_EXERCISE:_
Leaving out the pictures, retype the lines from the beginning of the listing through the line containing "90, 100, 110];".

┌─ SUPPLIED DATA

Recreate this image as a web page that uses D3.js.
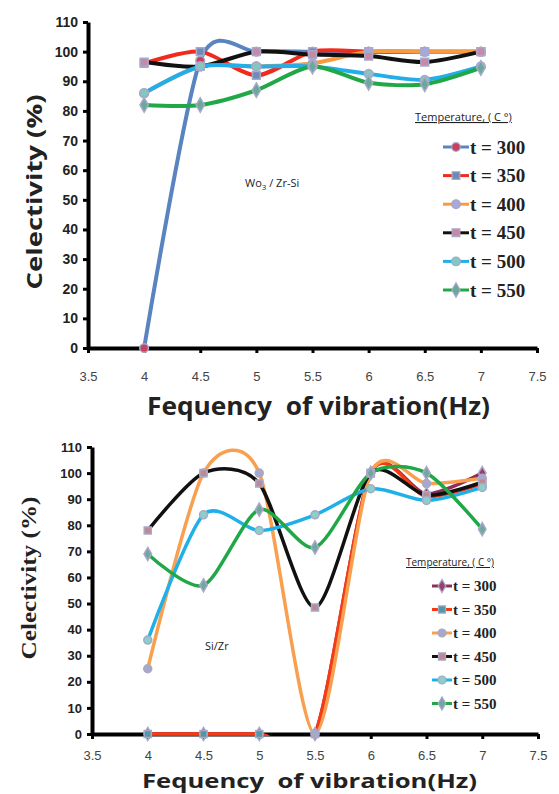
<!DOCTYPE html>
<html>
<head>
<meta charset="utf-8">
<script src="https://cdn.jsdelivr.net/npm/d3@7"></script>
<style>
  body { margin: 0; background: #fff; }
  svg { display: block; }
</style>
</head>
<body>
<div id="chart"></div>
<script>
// x values (frequency, Hz) and legend names
const freq = [4, 4.5, 5, 5.5, 6, 6.5, 7];
const tempNames = ["t = 300", "t = 350", "t = 400", "t = 450", "t = 500", "t = 550"];
const xTicks = [3.5, 4, 4.5, 5, 5.5, 6, 6.5, 7, 7.5];
const yTicks = [0, 10, 20, 30, 40, 50, 60, 70, 80, 90, 100, 110];

// WO3 / Zr-Si (top chart)
const wo3T300 = [0, 97, 100, 100, 100, 100, 100];
const wo3T350 = [96, 100, 92, 100, 100, 100, 100];
const wo3T400 = [86, 95, 95, 96, 100, 100, 100];
const wo3T450 = [96.5, 95, 100, 99, 98.5, 96.5, 100];
const wo3T500 = [86, 95, 95, 95, 92.5, 90.5, 95];
const wo3T550 = [82, 82, 87, 95, 89.5, 89, 94.5];

// Si/Zr (bottom chart)
const sizrT300 = [0, 0, 0, 0, 100, 92, 100];
const sizrT350 = [0, 0, 0, 0, 100, 91, 96];
const sizrT400 = [25, 100, 100, 0, 100, 96, 98];
const sizrT450 = [78, 100, 96, 48.5, 100, 91.5, 96.5];
const sizrT500 = [36, 84, 78, 84, 94, 89.5, 94.5];
const sizrT550 = [69, 57, 86, 71.5, 100, 100, 78.5];

const sansFont = "'Open Sans', 'Noto Sans', sans-serif";
const serifFont = "'Liberation Serif', 'DejaVu Serif', serif";

const svg = d3.select("#chart").append("svg")
  .attr("width", 559)
  .attr("height", 794);

let panelNo = 0;

function drawPanel(opt) {
  const x = d3.scaleLinear().domain([3.5, 7.5]).range([opt.left, opt.right]);
  const y = d3.scaleLinear().domain([0, 110]).range([opt.bottom, opt.top]);
  const g = svg.append("g");
  const clipId = "plotclip" + (panelNo++);

  // plot area clip (Excel cuts curves at the plot area)
  svg.append("clipPath").attr("id", clipId)
    .append("rect")
    .attr("x", opt.left).attr("y", opt.top - 4)
    .attr("width", opt.right - opt.left).attr("height", opt.bottom - opt.top + 6);

  // y axis
  g.append("g")
    .attr("transform", `translate(${opt.left},0)`)
    .call(d3.axisLeft(y).tickValues(yTicks).tickSize(5).tickPadding(5).tickSizeOuter(0))
    .call(a => a.select(".domain").attr("stroke", "#000").attr("stroke-width", opt.axisW))
    .call(a => a.selectAll(".tick line").attr("stroke", "#000").attr("stroke-width", 3))
    .call(a => a.selectAll(".tick text")
      .attr("fill", "#222")
      .style("font-family", "'Liberation Sans', Arial, sans-serif")
      .style("font-weight", "bold")
      .style("font-size", opt.yTickSize + "px"));

  // x axis
  g.append("g")
    .attr("transform", `translate(0,${opt.bottom})`)
    .call(d3.axisBottom(x).tickValues(xTicks).tickFormat(d => String(d))
      .tickSize(5).tickPadding(opt.xTickPad).tickSizeOuter(0))
    .call(a => a.select(".domain").attr("stroke", "#000").attr("stroke-width", opt.axisW))
    .call(a => a.selectAll(".tick line").attr("stroke", "#000").attr("stroke-width", 3))
    .call(a => a.selectAll(".tick text")
      .attr("fill", "#444")
      .style("font-family", "'Liberation Sans', Arial, sans-serif")
      .style("font-size", "13px"));

  const line = d3.line()
    .curve(d3.curveCardinal.tension(0.2))
    .x((d, i) => x(freq[i]))
    .y(d => y(d));

  const plot = g.append("g").attr("clip-path", `url(#${clipId})`);

  opt.series.forEach(s => {
    plot.append("path")
      .datum(s.values)
      .attr("fill", "none")
      .attr("stroke", s.line)
      .attr("stroke-width", opt.lineW)
      .attr("d", line);
  });
  opt.series.forEach(s => {
    g.selectAll(null)
      .data(s.values)
      .join("path")
      .attr("transform", (d, i) => `translate(${x(freq[i])},${y(d)})`)
      .attr("d", d3.symbol().type(s.shape).size(opt.markSize))
      .attr("fill", s.mark)
      .attr("stroke", "#a8a8c8")
      .attr("stroke-width", 1.5);
  });

  // label inside the plot
  g.append("text")
    .attr("x", opt.labelX)
    .attr("y", opt.labelY)
    .style("font-family", sansFont)
    .style("font-size", "11px")
    .attr("fill", "#222")
    .html(opt.label);

  // axis titles
  g.append("text")
    .attr("x", opt.xTitleX)
    .attr("y", opt.xTitleY)
    .attr("textLength", opt.xTitleW)
    .attr("lengthAdjust", "spacingAndGlyphs")
    .style("white-space", "pre")
    .style("font-family", sansFont)
    .style("font-weight", "bold")
    .style("font-size", opt.xTitleSize + "px")
    .attr("fill", "#222")
    .text("Fequency  of vibration(Hz)");

  g.append("text")
    .attr("transform", `translate(${opt.yTitleX},${opt.yTitleY}) rotate(-90)`)
    .attr("text-anchor", "middle")
    .attr("textLength", opt.yTitleW)
    .attr("lengthAdjust", "spacingAndGlyphs")
    .style("font-family", opt.yTitleFont)
    .style("font-weight", "bold")
    .style("font-size", opt.yTitleSize + "px")
    .attr("fill", "#222")
    .text("Celectivity (%)");

  // legend
  const lg = g.append("g");
  lg.append("text")
    .attr("x", opt.legX + opt.legHeadDx)
    .attr("y", opt.legY)
    .style("font-family", sansFont)
    .style("font-size", opt.legHeadSize + "px")
    .style("text-decoration", "underline")
    .attr("fill", "#222")
    .text("Temperature, ( C °)");

  opt.series.forEach((s, i) => {
    const yy = opt.legY + opt.legFirst + i * opt.legStep;
    lg.append("line")
      .attr("x1", opt.legX).attr("x2", opt.legX + opt.legLineW)
      .attr("y1", yy).attr("y2", yy)
      .attr("stroke", s.line)
      .attr("stroke-width", 3);
    lg.append("path")
      .attr("transform", `translate(${opt.legX + opt.legLineW / 2},${yy})`)
      .attr("d", d3.symbol().type(s.shape).size(opt.markSize))
      .attr("fill", s.mark)
      .attr("stroke", "#a8a8c8")
      .attr("stroke-width", 1.2);
    lg.append("text")
      .attr("x", opt.legX + opt.legLineW + 1)
      .attr("y", yy)
      .attr("dy", "0.35em")
      .style("font-family", serifFont)
      .style("font-weight", "bold")
      .style("font-size", opt.legSize + "px")
      .attr("fill", "#222")
      .text(s.name);
  });
}

drawPanel({
  left: 88, right: 537, top: 22, bottom: 348,
  axisW: 4, lineW: 4, markSize: 60, yTickSize: 14, xTickPad: 19,
  series: [
    { name: tempNames[0], values: wo3T300, line: "#5a84c0", mark: "#c84060", shape: d3.symbolCircle },
    { name: tempNames[1], values: wo3T350, line: "#f02a1c", mark: "#6a8cb8", shape: d3.symbolSquare },
    { name: tempNames[2], values: wo3T400, line: "#f89a40", mark: "#a8a8dc", shape: d3.symbolCircle },
    { name: tempNames[3], values: wo3T450, line: "#111111", mark: "#c888a8", shape: d3.symbolSquare },
    { name: tempNames[4], values: wo3T500, line: "#22aee8", mark: "#80c8c0", shape: d3.symbolCircle },
    { name: tempNames[5], values: wo3T550, line: "#20a848", mark: "#6aa89c", shape: d3.symbolDiamond }
  ],
  label: "Wo<tspan font-size='8' dy='3'>3</tspan><tspan dy='-3'> / Zr-Si</tspan>",
  labelX: 245, labelY: 187,
  xTitleX: 147, xTitleY: 415, xTitleW: 343, xTitleSize: 25,
  yTitleX: 42, yTitleY: 192, yTitleSize: 21, yTitleW: 195,
  yTitleFont: sansFont,
  legX: 443, legY: 121, legHeadDx: -28, legHeadSize: 11, legFirst: 26, legStep: 28.6, legLineW: 26, legSize: 19
});

drawPanel({
  left: 92, right: 538, top: 447, bottom: 734,
  axisW: 4, lineW: 3.5, markSize: 50, yTickSize: 13, xTickPad: 12,
  series: [
    { name: tempNames[0], values: sizrT300, line: "#8c3058", mark: "#9a4068", shape: d3.symbolDiamond },
    { name: tempNames[1], values: sizrT350, line: "#f83a14", mark: "#4a9aa8", shape: d3.symbolSquare },
    { name: tempNames[2], values: sizrT400, line: "#f8a050", mark: "#a8a8c8", shape: d3.symbolCircle },
    { name: tempNames[3], values: sizrT450, line: "#111111", mark: "#c08890", shape: d3.symbolSquare },
    { name: tempNames[4], values: sizrT500, line: "#20b0e8", mark: "#88d0c8", shape: d3.symbolCircle },
    { name: tempNames[5], values: sizrT550, line: "#20a848", mark: "#70a8a0", shape: d3.symbolDiamond }
  ],
  label: "Si/Zr",
  labelX: 205, labelY: 650,
  xTitleX: 142, xTitleY: 788, xTitleW: 335, xTitleSize: 20,
  yTitleX: 36, yTitleY: 578, yTitleSize: 21, yTitleW: 163,
  yTitleFont: serifFont,
  legX: 432, legY: 566, legHeadDx: -26, legHeadSize: 10, legFirst: 20, legStep: 23.5, legLineW: 20, legSize: 15
});
</script>
</body>
</html>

└─

_ANSWER BELOW:_
Recreate this image as a web page that uses D3.js.
<!DOCTYPE html>
<html>
<head>
<meta charset="utf-8">
<script src="https://cdn.jsdelivr.net/npm/d3@7"></script>
<style>
  body { margin: 0; background: #fff; }
  svg { display: block; }
</style>
</head>
<body>
<div id="chart"></div>
<script>
// x values (frequency, Hz) and legend names
const freq = [4, 4.5, 5, 5.5, 6, 6.5, 7];
const tempNames = ["t = 300", "t = 350", "t = 400", "t = 450", "t = 500", "t = 550"];
const xTicks = [3.5, 4, 4.5, 5, 5.5, 6, 6.5, 7, 7.5];
const yTicks = [0, 10, 20, 30, 40, 50, 60, 70, 80, 90, 100, 110];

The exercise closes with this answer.